Analytical Intuition is important, but a thorough comparison between P9-sculpted synthetic Kuiper belt and real data requires a more detailed description of dynamics. Realistically, such a description can only come from N-body simulations. In this review, we did thousands of them, varying P9's mass and orbital parameters. Typical results from N-body simulations look like the fig below. Notice how in agreement with the above analytical formula, beyond a critical semi-major axis a~250AU, long-term stable KBOs - shown in this plot as blue points - cluster in longitude of perihelion:

In the simulations, the specific choices of P9 parameters directly translate to the characteristics of the distant Kuiper belt sculpted by P9’s gravity. For instance, the critical semi-major axis at which the transition from randomized to clustered orbits ensues, the actual degree of clustering, the mean tilt of the orbits, etc. all depend sensitively on P9 parameters. Although a little abstract, the most transparent approach to visualizing the relationship between simulation and data is in Poincare action-angle variables, and the figure below gives you a taste of the simulations success criteria that we used, as well as a representation of one example simulations

In section 5 of the paper, we carried out a quantitative comparison between statistical properties of the synthetic data and the real objects for each one of our N-body sims. Intriguingly, it was this analysis that revealed that a comparatively low mass Planet Nine fits the data better than our original estimates for P9 in every respect. If you don’t believe me, feel free to examine the full ensemble of 5 Mearth simulations for yourself in the plot below.

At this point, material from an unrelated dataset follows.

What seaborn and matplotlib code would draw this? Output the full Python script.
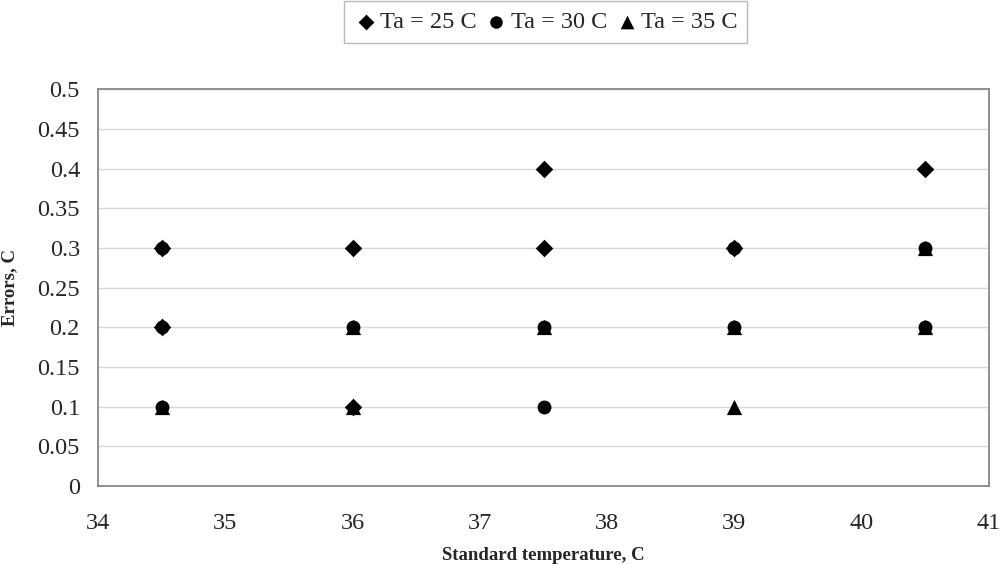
import pandas as pd
import seaborn as sns
import matplotlib.pyplot as plt

# measured errors per standard temperature, one list pair per ambient temperature
ta25_x = [34.5, 34.5, 36, 36, 37.5, 37.5, 39, 40.5]
ta25_y = [0.3, 0.2, 0.3, 0.1, 0.4, 0.3, 0.3, 0.4]
ta30_x = [34.5, 34.5, 34.5, 36, 37.5, 37.5, 39, 39, 40.5, 40.5]
ta30_y = [0.3, 0.2, 0.1, 0.2, 0.2, 0.1, 0.3, 0.2, 0.3, 0.2]
ta35_x = [34.5, 36, 36, 37.5, 39, 39, 40.5, 40.5]
ta35_y = [0.1, 0.2, 0.1, 0.2, 0.2, 0.1, 0.3, 0.2]

series = [
    ('Ta = 25 C', ta25_x, ta25_y, 'D', 80),
    ('Ta = 30 C', ta30_x, ta30_y, 'o', 100),
    ('Ta = 35 C', ta35_x, ta35_y, '^', 120),
]

sns.set_style('white')
plt.rcParams['font.family'] = ['Liberation Serif', 'DejaVu Serif']

fig = plt.figure(figsize=(10, 5.64), dpi=100)
ax = fig.add_axes([0.098, 0.138, 0.891, 0.704])

for name, xs, ys, mk, sz in series:
    df = pd.DataFrame({'x': xs, 'y': ys})
    sns.scatterplot(data=df, x='x', y='y', marker=mk, s=sz, color='black',
                    edgecolor='black', linewidth=0, ax=ax, label=name, zorder=3)

ax.set_xlim(34, 41)
ax.set_ylim(0, 0.5)
ax.set_xticks(range(34, 42))
ax.set_yticks([i * 0.05 for i in range(11)])
ax.set_yticklabels(['0', '0.05', '0.1', '0.15', '0.2', '0.25', '0.3', '0.35',
                    '0.4', '0.45', '0.5'])
ax.yaxis.grid(True, color='#d9d9d9', linewidth=1)
ax.set_axisbelow(True)
for sp in ax.spines.values():
    sp.set_color('#888888')
    sp.set_linewidth(1.3)
ax.tick_params(axis='x', direction='in', length=5, color='#bbbbbb', labelsize=17.5, pad=19)
ax.tick_params(axis='y', length=0, labelsize=17.5, pad=13)

ax.set_xlabel('Standard temperature, C', fontsize=13.5, fontweight='bold', labelpad=10)
ax.set_ylabel('Errors, C', fontsize=13.5, fontweight='bold', labelpad=14)

ax.legend_.remove()
handles, labels = ax.get_legend_handles_labels()
leg = fig.legend(handles, labels, ncol=3, loc='center', bbox_to_anchor=(0.5455, 0.961),
                 fontsize=17.5, frameon=True, fancybox=False, edgecolor='#aaaaaa',
                 handletextpad=0.1, columnspacing=0.3, handlelength=1.0,
                 borderpad=0.4, markerscale=0.9)
leg.get_frame().set_linewidth(1.0)

plt.savefig('out.png', dpi=100)
plt.close()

In principle, there is so much more that I would like to say, but at this point I think it’s becoming progressively clearer that my coffee supply ran out a couple paragraphs ago, and in an effort to prevent further degradation of the text, I will get straight to the final point: if Planet Nine is smaller, does that mean it's harder to find with a telescope? Counterintuitively, it's the opposite. The smaller distance from the sun more than makes up for the diminished surface area. Indeed, if we make naive baseline assumptions about P9’s albedo and adopt the interpolated exoplanet mass-radius relation to estimate P9’s size, Planet Nine turns out to be about one magnitude brighter than we previously thought. Annoyingly, though, the aphelion is very close to (in?) the galactic plane, where confusion due to background stars can readily impede detection. Still, unless we are unlucky and P9 is unexpectedly small and/or dark, it should be within the reach of LSST and comparable telescopes like Subaru. The good news is that in the case of Planet Nine hypothesis, time truly will tell.